--- Bob Wyman <[EMAIL PROTECTED]> wrote:
>
>       I don't believe that it is appropriate to trash
> Microsoft, or any
> other vendor, in this fashion in this forum. It does
> not contribute to our
> goal of having a reasoned discussion of the issues.
> 
>       As far as Dare's arguments go, he says: "I'm saying
> that at present
> the Atom adds fragmentation to the world of XML
> syndication for little or no
> benefit." Well, I can assure you that I do see great
> benefit from Atom over
> RSS today. Our experience is that Atom feeds are
> much cleaner, easier to
> parse, and much more consistent in encoding from
> site to site than RSS feeds
> are. Reading RSS feeds is more of an art than a
> science. There are so many
> flavors of RSS that it's hard to claim that the code
> you need to read RSS is
> a "parser" -- it is more like a heuristic hint
> processor. i.e. A fancy
> guessing machine... 

If Atom was going to be the first or even the second
XML syndication format on the block I'd probably share
your sentiments. However as for your statements that
Atom feeds are in general of higher quality than RSS
feeds, I'll direct you to an excerpt from a post made
by Bjarne Stroustrup a few years ago[0].

"When C++ was new, one of the things that pleased me
most was that discussions about C++ were so much
better informed than discussions about most other
languages, that the understanding of key concepts were
so much better in C++ groups than in, say, C and
Pascal groups, and that groups such as comp.lang.c++
were so much more polite and supportive than that of
other groups. 
Clearly, I thought naively, C++ attracts a much better
class of programmers, learning C++ helps people to
absorb the key concepts of good programming/design,
and the resulting success makes people more tolerant
and helpful. 

I was wrong.
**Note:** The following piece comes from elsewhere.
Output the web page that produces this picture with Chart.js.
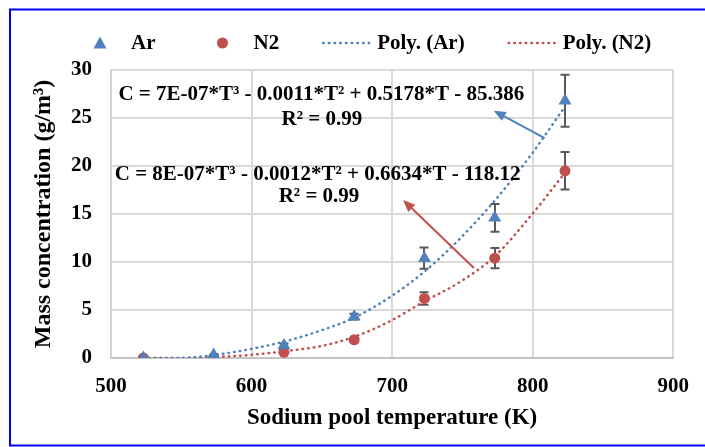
<!DOCTYPE html>
<html>
<head>
<meta charset="utf-8">
<script src="https://cdn.jsdelivr.net/npm/chart.js@4.4.1/dist/chart.umd.min.js"></script>
<style>
  html, body { margin: 0; padding: 0; background: #fff; }
</style>
</head>
<body>
<canvas id="chart" width="705" height="447"></canvas>
<script>
// measured points
var temps = [523, 573, 623, 673, 723, 773, 823];
var arValues = [0.0, 0.3, 1.3, 4.3, 10.4, 14.6, 26.8];
var arErrors = [0.05, 0.1, 0.2, 0.3, 1.1, 1.45, 2.7];
var n2Values = [0.0, 0.05, 0.6, 1.9, 6.2, 10.4, 19.5];
var n2Errors = [0.05, 0.05, 0.1, 0.15, 0.65, 1.05, 1.95];

// trend lines
var fitTemps = [523, 548, 573, 598, 623, 648, 673, 698, 723, 748, 773, 798, 823];
var arFit = [0.0, 0.0, 0.3, 0.9, 1.7, 2.8, 4.2, 6.3, 9.0, 12.4, 16.4, 21.0, 26.2];
var n2Fit = [0.0, 0.0, 0.1, 0.3, 0.7, 1.2, 2.2, 3.8, 5.9, 7.9, 10.6, 14.7, 19.3];

var xTicks = [500, 600, 700, 800, 900];
var yTicks = [0, 5, 10, 15, 20, 25, 30];

var BLUE = '#4f81bd', RED = '#c0504d', FONT = "'Liberation Serif', 'Times New Roman', serif";

function points(xs, ys){
  var ret = [];
  for (var i = 0, l = xs.length; i < l; i++) ret.push({ x: xs[i], y: ys[i] });
  return ret;
}

// equation labels and arrows, anchored in data units
var notes = [
  { text: 'C = 7E-07*T\u00b3 - 0.0011*T\u00b2 + 0.5178*T - 85.386', t: 649.6, c: 27.4 },
  { text: 'R\u00b2 = 0.99', t: 650, c: 24.85 },
  { text: 'C = 8E-07*T\u00b3 - 0.0012*T\u00b2 + 0.6634*T - 118.12', t: 647, c: 19.06 },
  { text: 'R\u00b2 = 0.99', t: 648, c: 16.77 }
];
var arrows = [
  { from: [808.5, 22.9], to: [772.3, 25.76], color: BLUE },
  { from: [758.2, 9.38], to: [707.8, 16.46], color: RED }
];

var legendItems = [
  { text: 'Ar', kind: 'triangle', color: BLUE },
  { text: 'N2', kind: 'circle', color: RED },
  { text: 'Poly. (Ar)', kind: 'dots', color: BLUE },
  { text: 'Poly. (N2)', kind: 'dots', color: RED }
];

var extras = {
  id: 'extras',
  beforeDatasetsDraw: function(chart){
    var ctx = chart.ctx, xs = chart.scales.x, ys = chart.scales.y, a = chart.chartArea;
    ctx.save();
    ctx.beginPath();
    ctx.rect(a.left, a.top, a.right - a.left, a.bottom - a.top);
    ctx.clip();
    ctx.strokeStyle = '#595959';
    ctx.lineWidth = 2;
    var sets = [[arValues, arErrors], [n2Values, n2Errors]];
    for (var s = 0; s < sets.length; s++) {
      for (var i = 0; i < temps.length; i++) {
        var px = Math.round(xs.getPixelForValue(temps[i]));
        var top = ys.getPixelForValue(sets[s][0][i] + sets[s][1][i]);
        var bot = ys.getPixelForValue(sets[s][0][i] - sets[s][1][i]);
        ctx.beginPath();
        ctx.moveTo(px, top); ctx.lineTo(px, bot);
        ctx.moveTo(px - 4.5, top); ctx.lineTo(px + 4.5, top);
        ctx.moveTo(px - 4.5, bot); ctx.lineTo(px + 4.5, bot);
        ctx.stroke();
      }
    }
    ctx.restore();
  },
  afterDatasetsDraw: function(chart){
    var ctx = chart.ctx, xs = chart.scales.x, ys = chart.scales.y;
    ctx.save();
    ctx.fillStyle = '#000';
    ctx.font = 'bold 21px ' + FONT;
    ctx.textAlign = 'center';
    ctx.textBaseline = 'middle';
    notes.forEach(function(n){
      ctx.fillText(n.text, xs.getPixelForValue(n.t), ys.getPixelForValue(n.c));
    });
    arrows.forEach(function(ar){
      var x1 = xs.getPixelForValue(ar.from[0]), y1 = ys.getPixelForValue(ar.from[1]);
      var x2 = xs.getPixelForValue(ar.to[0]), y2 = ys.getPixelForValue(ar.to[1]);
      var ang = Math.atan2(y2 - y1, x2 - x1), len = 12, half = 5;
      var bx = x2 - Math.cos(ang) * len, by = y2 - Math.sin(ang) * len;
      ctx.strokeStyle = ar.color;
      ctx.fillStyle = ar.color;
      ctx.lineWidth = 2;
      ctx.beginPath();
      ctx.moveTo(x1, y1); ctx.lineTo(bx, by);
      ctx.stroke();
      ctx.beginPath();
      ctx.moveTo(x2, y2);
      ctx.lineTo(bx + Math.sin(ang) * half, by - Math.cos(ang) * half);
      ctx.lineTo(bx - Math.sin(ang) * half, by + Math.cos(ang) * half);
      ctx.closePath();
      ctx.fill();
    });
    ctx.restore();
  },
  afterDraw: function(chart){
    var ctx = chart.ctx;
    ctx.save();
    // legend row
    ctx.font = 'bold 21px ' + FONT;
    ctx.textBaseline = 'middle';
    ctx.textAlign = 'left';
    var x = 77, y = 43, box = 46, gap = 8, spacing = 44;
    legendItems.forEach(function(item){
      var cx = x + box / 2;
      ctx.fillStyle = item.color;
      ctx.strokeStyle = item.color;
      if (item.kind === 'triangle') {
        ctx.beginPath();
        ctx.moveTo(cx, y - 6.5); ctx.lineTo(cx + 6.5, y + 5.5); ctx.lineTo(cx - 6.5, y + 5.5);
        ctx.closePath(); ctx.fill();
      } else if (item.kind === 'circle') {
        ctx.beginPath(); ctx.arc(cx, y, 5.5, 0, Math.PI * 2); ctx.fill();
      } else {
        ctx.lineWidth = 2.5; ctx.lineCap = 'round'; ctx.setLineDash([0.5, 5.2]);
        ctx.beginPath(); ctx.moveTo(x, y); ctx.lineTo(x + box, y); ctx.stroke();
        ctx.setLineDash([]);
      }
      ctx.fillStyle = '#000';
      ctx.fillText(item.text, x + box + gap, y + 1);
      x += box + gap + ctx.measureText(item.text).width + spacing;
    });
    // blue frame round the picture
    ctx.strokeStyle = '#0000ff';
    ctx.lineWidth = 2;
    ctx.strokeRect(10, 9.5, 760, 436);
    ctx.restore();
  }
};

Chart.defaults.font.family = FONT;
Chart.defaults.font.weight = 'bold';
Chart.defaults.color = '#000';

new Chart(document.getElementById('chart'), {
  type: 'scatter',
  data: {
    datasets: [
      { label: 'Ar', data: points(temps, arValues), pointStyle: 'triangle', pointRadius: 7.5,
        backgroundColor: BLUE, borderColor: BLUE, borderWidth: 0 },
      { label: 'N2', data: points(temps, n2Values), pointStyle: 'circle', pointRadius: 5.5,
        backgroundColor: RED, borderColor: RED, borderWidth: 0 },
      { label: 'Poly. (Ar)', data: points(fitTemps, arFit), showLine: true, pointRadius: 0,
        borderColor: BLUE, borderWidth: 2.5, borderDash: [0.5, 5.2], borderCapStyle: 'round',
        cubicInterpolationMode: 'monotone' },
      { label: 'Poly. (N2)', data: points(fitTemps, n2Fit), showLine: true, pointRadius: 0,
        borderColor: RED, borderWidth: 2.5, borderDash: [0.5, 5.2], borderCapStyle: 'round',
        cubicInterpolationMode: 'monotone' }
    ]
  },
  options: {
    responsive: false,
    animation: false,
    devicePixelRatio: 1,
    layout: { padding: { top: 70, right: 30, left: 0, bottom: 0 } },
    plugins: { legend: { display: false }, tooltip: { enabled: false } },
    scales: {
      x: {
        type: 'linear', min: 500, max: 900,
        afterBuildTicks: function(scale){ scale.ticks = xTicks.map(function(v){ return { value: v }; }); },
        afterFit: function(scale){ scale.height = 89; },
        grid: { color: '#d9d9d9', lineWidth: 2, drawTicks: false },
        border: { color: '#c4c4c4', width: 2 },
        ticks: { padding: 16, font: { size: 21 } },
        title: { display: true, text: 'Sodium pool temperature (K)', font: { size: 23 }, padding: { top: 0, bottom: 15 } }
      },
      y: {
        min: 0, max: 30,
        afterBuildTicks: function(scale){ scale.ticks = yTicks.map(function(v){ return { value: v }; }); },
        afterFit: function(scale){ scale.width = 111; },
        grid: { color: '#d9d9d9', lineWidth: 2, drawTicks: false },
        border: { color: '#d0d0d0', width: 2 },
        ticks: { padding: 19, font: { size: 21 } },
        title: { display: true, text: 'Mass concentration (g/m\u00b3)', font: { size: 24 }, padding: { top: 29, bottom: 0 } }
      }
    }
  },
  plugins: [extras]
});
</script>
</body>
</html>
The phenomenon was real, but it had
little to do with C++. In a small dedicated community,
life is relatively easy. people do their homework,
people have access to reasonable sources of
information, gross errors and misconceptions are
corrected before they can cause significant harm,
compilers and teaching materials are up-to-date, etc. 
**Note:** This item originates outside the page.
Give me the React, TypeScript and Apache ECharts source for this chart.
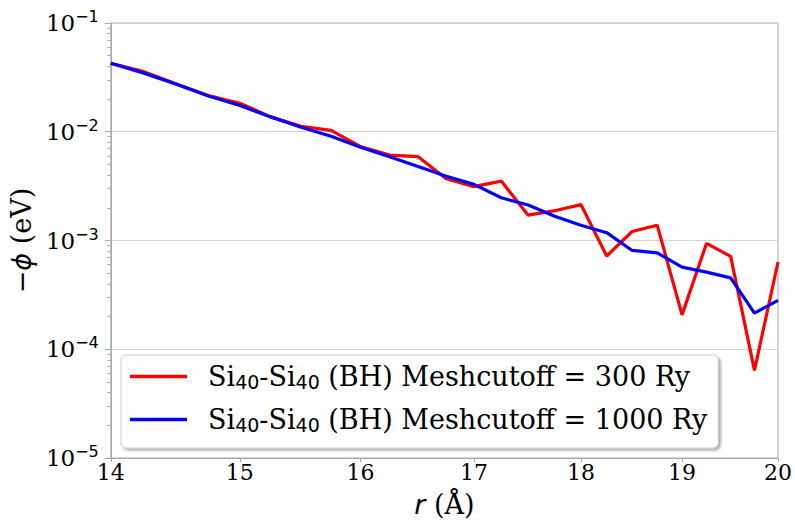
import React, { useEffect, useRef } from "react";
import * as echarts from "echarts";

const rValues = [14, 14.25, 14.5, 14.75, 15, 15.25, 15.5, 15.75, 16, 16.25, 16.5, 16.75, 17, 17.25, 17.5, 17.75, 18, 18.25, 18.5, 18.75, 19, 19.25, 19.5, 19.75, 20];
const phi300 = [0.0427, 0.0357, 0.0275, 0.0215, 0.0183, 0.0137, 0.0112, 0.0103, 0.0073, 0.0061, 0.0059, 0.0037, 0.00313, 0.00352, 0.00171, 0.00188, 0.00214, 0.00072, 0.00121, 0.00138, 0.000207, 0.00094, 0.000715, 0.000064, 0.000634];
const phi1000 = [0.0427, 0.0346, 0.0274, 0.0213, 0.0174, 0.0137, 0.011, 0.0091, 0.0072, 0.0059, 0.0048, 0.0039, 0.00328, 0.00247, 0.00212, 0.00167, 0.00138, 0.00118, 0.00081, 0.00077, 0.000569, 0.000512, 0.000453, 0.000215, 0.000282];
const xTicks = [14, 15, 16, 17, 18, 19, 20];
const yDecades = [1e-5, 1e-4, 1e-3, 1e-2, 1e-1];
const minorMultipliers = [2, 3, 4, 5, 6, 7, 8, 9];
const seriesNames = [
  "Si{sub|40}-Si{sub|40} (BH) Meshcutoff = 300 Ry",
  "Si{sub|40}-Si{sub|40} (BH) Meshcutoff = 1000 Ry",
];
const names = ["300", "1000"];

const SERIF = "DejaVu Serif";
const GRAY = "#a9a9a9";

export default function App() {
  const ref = useRef<HTMLDivElement>(null);
  useEffect(() => {
    if (!ref.current) return;
    const chart = echarts.init(ref.current, undefined, { renderer: "svg" });
    const yMinor: number[] = [];
    yDecades.slice(0, 4).forEach((d) => minorMultipliers.forEach((m) => yMinor.push(+(d * m).toPrecision(3))));
    const mk = (arr: number[]) => rValues.map((r, i) => [r, arr[i]]);
    chart.setOption({
      animation: false,
      backgroundColor: "#ffffff",
      grid: { left: 107, right: 16, top: 23, bottom: 64, show: true, borderColor: GRAY, borderWidth: 1, backgroundColor: "transparent" },
      legend: {
        orient: "vertical",
        left: 121,
        top: 355,
        data: names,
        icon: "rect",
        itemWidth: 57,
        itemHeight: 3.5,
        itemGap: 15,
        padding: [8, 11, 14, 9],
        backgroundColor: "#ffffff",
        borderColor: "#cccccc",
        borderWidth: 1,
        borderRadius: 5,
        shadowBlur: 3,
        shadowOffsetX: 2,
        shadowOffsetY: 2,
        shadowColor: "rgba(0,0,0,0.35)",
        formatter: (n: string) => (n === "300" ? seriesNames[0] : seriesNames[1]),
        textStyle: {
          fontFamily: SERIF,
          fontSize: 27,
          color: "#000",
          padding: [0, 0, 0, 16],
          rich: {
            sub: { fontFamily: "DejaVu Sans", fontSize: 19, padding: [10, 0, 0, 0] },
          },
        },
      },
      xAxis: {
        type: "log",
        min: 14,
        max: 20,
        name: "{i|r} ({n|Å})",
        nameLocation: "middle",
        nameGap: 33,
        nameTextStyle: {
          fontFamily: SERIF,
          fontSize: 27,
          color: "#000",
          verticalAlign: "top",
          rich: {
            i: { fontFamily: "DejaVu Sans", fontStyle: "italic", fontSize: 27 },
            n: { fontFamily: SERIF, fontSize: 27 },
          },
        },
        axisLine: { show: true, lineStyle: { color: GRAY } },
        axisTick: { show: true, length: 4, lineStyle: { color: GRAY }, customValues: xTicks },
        axisLabel: { customValues: xTicks, fontFamily: SERIF, fontSize: 22, color: "#000", margin: 3 },
        splitLine: { show: false },
        minorTick: { show: false },
      },
      yAxis: [
        {
          type: "log",
          logBase: 10,
          min: 1e-5,
          max: 1e-1,
          name: "−{i|ϕ} (eV)",
          nameLocation: "middle",
          nameGap: 62,
          nameTextStyle: {
            fontFamily: SERIF,
            fontSize: 27,
            color: "#000",
            rich: { i: { fontFamily: "DejaVu Sans", fontStyle: "italic", fontSize: 27 } },
          },
          axisLine: { show: true, lineStyle: { color: GRAY } },
          axisTick: { show: true, length: 6, lineStyle: { color: GRAY }, customValues: yDecades },
          axisLabel: {
            customValues: yDecades,
            margin: 12,
            formatter: (v: number) => `{b|10}{s|−${-Math.round(Math.log10(v))}}`,
            rich: {
              b: { fontFamily: SERIF, fontSize: 23, color: "#000", lineHeight: 26 },
              s: { fontFamily: "DejaVu Sans", fontSize: 16, color: "#000", verticalAlign: "top", padding: [0, 0, 13, 0] },
            },
          },
          splitLine: { show: true, lineStyle: { color: "#d3d3d3", width: 1 } },
        },
        {
          type: "log",
          logBase: 10,
          min: 1e-5,
          max: 1e-1,
          position: "left",
          axisLine: { show: false },
          axisTick: { show: true, length: 3.5, lineStyle: { color: GRAY }, customValues: yMinor },
          axisLabel: { show: false },
          splitLine: { show: false },
        },
      ],
      series: [
        { name: "300", type: "line", data: mk(phi300), showSymbol: false, lineStyle: { color: "#ff0000", width: 3.2 }, itemStyle: { color: "#ff0000" } },
        { name: "1000", type: "line", data: mk(phi1000), showSymbol: false, lineStyle: { color: "#0000ff", width: 3.2 }, itemStyle: { color: "#0000ff" } },
      ],
    });
    return () => chart.dispose();
  }, []);
  return <div ref={ref} style={{ width: 795, height: 523, position: "fixed", left: 0, top: 0 }} />;
}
This is not and cannot be the case in a
multi-hundred-thousand member community: Some will be
taught out of outdated or unsuitable books, some will
use antiquated compilers and tools, some will be
taught by charlatans, some will be remote from current
and reliable news-sources, some will have unsuitable
rules and regulations imposed on their work, etc.
Also, in a rapidly growing community, most users will
be novices." 

RSS feeds are basically mainstream and are being
generated by orders of magnitude more people than are
generating Atom feeds many of whom aren't XML
syndication geeks. This accounts more for the issues
with quality of the feeds than the whether the
incomplete and ambiguously defined Atom 0.3 spec is of
any higher quality than the RSS 0.91, 1.0 or 2.0
specs. 

[0] http://www.research.att.com/~bs/blast.html 

=====
THINGS TO DO IF I BECOME AN EVIL OVERLORD #222
I reserve the right to execute any henchmen who appear to be a little too 
intelligent, powerful, or devious. However if I do so, I will not at some 
subsequent point shout "Why am I surrounded by these incompetent fools?!"